* [DIRECTION]
Exactly how many lines have the word "this"? Answer with the bare number.

* [SUPPLIED RECORDS]
--------------------------------
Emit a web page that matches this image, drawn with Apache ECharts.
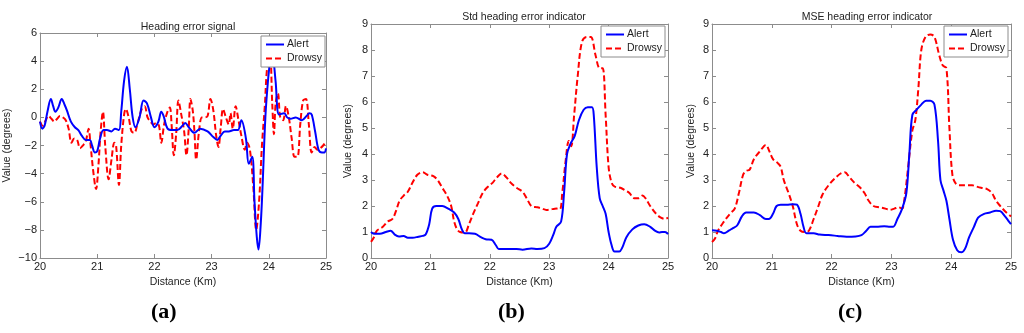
--------------------------------
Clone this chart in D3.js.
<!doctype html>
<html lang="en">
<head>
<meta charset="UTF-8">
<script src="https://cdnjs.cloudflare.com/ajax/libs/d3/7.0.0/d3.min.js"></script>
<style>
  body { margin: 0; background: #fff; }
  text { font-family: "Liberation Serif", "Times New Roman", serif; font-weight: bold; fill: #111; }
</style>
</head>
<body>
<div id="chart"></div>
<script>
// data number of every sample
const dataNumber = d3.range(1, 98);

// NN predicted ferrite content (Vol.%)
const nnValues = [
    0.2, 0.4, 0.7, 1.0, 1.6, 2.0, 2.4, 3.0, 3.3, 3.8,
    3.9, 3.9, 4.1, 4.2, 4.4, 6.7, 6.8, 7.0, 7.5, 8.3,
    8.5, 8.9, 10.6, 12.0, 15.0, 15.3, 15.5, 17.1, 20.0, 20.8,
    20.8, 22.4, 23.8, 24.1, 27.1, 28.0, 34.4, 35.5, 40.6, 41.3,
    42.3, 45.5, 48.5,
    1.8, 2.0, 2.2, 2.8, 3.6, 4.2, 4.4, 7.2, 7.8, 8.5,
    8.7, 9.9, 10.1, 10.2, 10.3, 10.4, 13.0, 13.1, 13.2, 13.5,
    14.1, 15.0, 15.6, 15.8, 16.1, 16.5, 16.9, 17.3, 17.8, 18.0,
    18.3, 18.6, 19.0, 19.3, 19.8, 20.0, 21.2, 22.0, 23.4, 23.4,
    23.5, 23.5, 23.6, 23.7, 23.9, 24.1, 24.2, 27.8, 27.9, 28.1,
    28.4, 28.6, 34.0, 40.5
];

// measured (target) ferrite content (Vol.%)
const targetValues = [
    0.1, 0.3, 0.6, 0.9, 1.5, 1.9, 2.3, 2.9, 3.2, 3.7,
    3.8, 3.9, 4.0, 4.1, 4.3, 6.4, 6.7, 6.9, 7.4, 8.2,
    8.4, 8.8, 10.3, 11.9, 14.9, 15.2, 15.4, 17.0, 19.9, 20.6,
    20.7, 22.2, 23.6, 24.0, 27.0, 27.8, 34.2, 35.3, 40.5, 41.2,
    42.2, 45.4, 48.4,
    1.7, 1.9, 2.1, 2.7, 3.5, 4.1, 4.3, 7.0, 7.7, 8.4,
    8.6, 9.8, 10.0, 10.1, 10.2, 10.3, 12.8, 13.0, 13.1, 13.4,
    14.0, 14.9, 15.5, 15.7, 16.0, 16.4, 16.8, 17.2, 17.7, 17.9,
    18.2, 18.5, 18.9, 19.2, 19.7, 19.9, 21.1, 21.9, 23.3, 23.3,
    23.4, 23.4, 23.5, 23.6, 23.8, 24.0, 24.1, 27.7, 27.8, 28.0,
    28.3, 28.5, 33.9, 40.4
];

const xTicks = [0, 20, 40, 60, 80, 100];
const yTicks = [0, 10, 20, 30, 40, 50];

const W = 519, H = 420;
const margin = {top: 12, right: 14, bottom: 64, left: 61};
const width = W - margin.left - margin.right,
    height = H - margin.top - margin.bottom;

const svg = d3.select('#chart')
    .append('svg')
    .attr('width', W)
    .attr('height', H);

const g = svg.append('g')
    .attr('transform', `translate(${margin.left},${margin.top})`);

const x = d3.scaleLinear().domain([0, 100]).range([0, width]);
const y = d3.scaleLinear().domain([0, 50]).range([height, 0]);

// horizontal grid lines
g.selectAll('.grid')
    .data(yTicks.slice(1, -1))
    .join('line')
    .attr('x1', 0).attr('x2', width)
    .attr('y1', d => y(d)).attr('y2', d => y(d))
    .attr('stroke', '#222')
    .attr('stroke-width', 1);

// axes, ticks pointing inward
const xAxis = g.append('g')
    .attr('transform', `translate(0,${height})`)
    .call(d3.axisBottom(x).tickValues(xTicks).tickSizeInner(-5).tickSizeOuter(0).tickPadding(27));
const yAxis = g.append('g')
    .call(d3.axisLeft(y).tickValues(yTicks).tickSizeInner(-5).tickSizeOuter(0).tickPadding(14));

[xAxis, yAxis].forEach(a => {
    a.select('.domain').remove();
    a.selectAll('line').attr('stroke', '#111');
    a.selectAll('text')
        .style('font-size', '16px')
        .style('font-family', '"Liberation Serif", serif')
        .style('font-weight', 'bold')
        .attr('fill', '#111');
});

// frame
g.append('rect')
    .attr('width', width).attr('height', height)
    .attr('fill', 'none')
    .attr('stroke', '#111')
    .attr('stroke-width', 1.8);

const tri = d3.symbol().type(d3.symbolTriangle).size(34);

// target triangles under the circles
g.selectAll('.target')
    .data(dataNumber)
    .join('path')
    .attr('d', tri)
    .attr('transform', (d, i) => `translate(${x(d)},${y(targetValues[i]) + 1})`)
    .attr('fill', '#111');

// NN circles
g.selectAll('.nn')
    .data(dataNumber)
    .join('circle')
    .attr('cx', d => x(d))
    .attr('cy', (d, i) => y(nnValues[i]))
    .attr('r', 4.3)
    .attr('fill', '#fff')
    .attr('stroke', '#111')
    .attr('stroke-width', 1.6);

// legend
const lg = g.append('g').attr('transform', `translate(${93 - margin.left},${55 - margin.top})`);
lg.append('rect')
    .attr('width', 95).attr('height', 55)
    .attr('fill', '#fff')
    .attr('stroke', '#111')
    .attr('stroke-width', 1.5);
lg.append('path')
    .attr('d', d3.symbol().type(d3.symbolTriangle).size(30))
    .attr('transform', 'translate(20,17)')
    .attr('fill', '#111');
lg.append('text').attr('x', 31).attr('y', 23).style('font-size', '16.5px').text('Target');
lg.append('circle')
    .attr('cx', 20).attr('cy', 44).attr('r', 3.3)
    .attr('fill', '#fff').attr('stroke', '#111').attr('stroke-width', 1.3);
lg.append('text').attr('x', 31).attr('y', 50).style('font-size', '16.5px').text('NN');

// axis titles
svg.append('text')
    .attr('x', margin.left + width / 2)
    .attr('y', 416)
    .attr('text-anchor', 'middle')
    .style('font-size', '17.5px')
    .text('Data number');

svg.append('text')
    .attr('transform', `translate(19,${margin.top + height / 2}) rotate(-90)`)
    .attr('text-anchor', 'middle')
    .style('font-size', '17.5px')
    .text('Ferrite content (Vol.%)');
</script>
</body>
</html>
--------------------------------
* [EXERCISE ANSWER]
2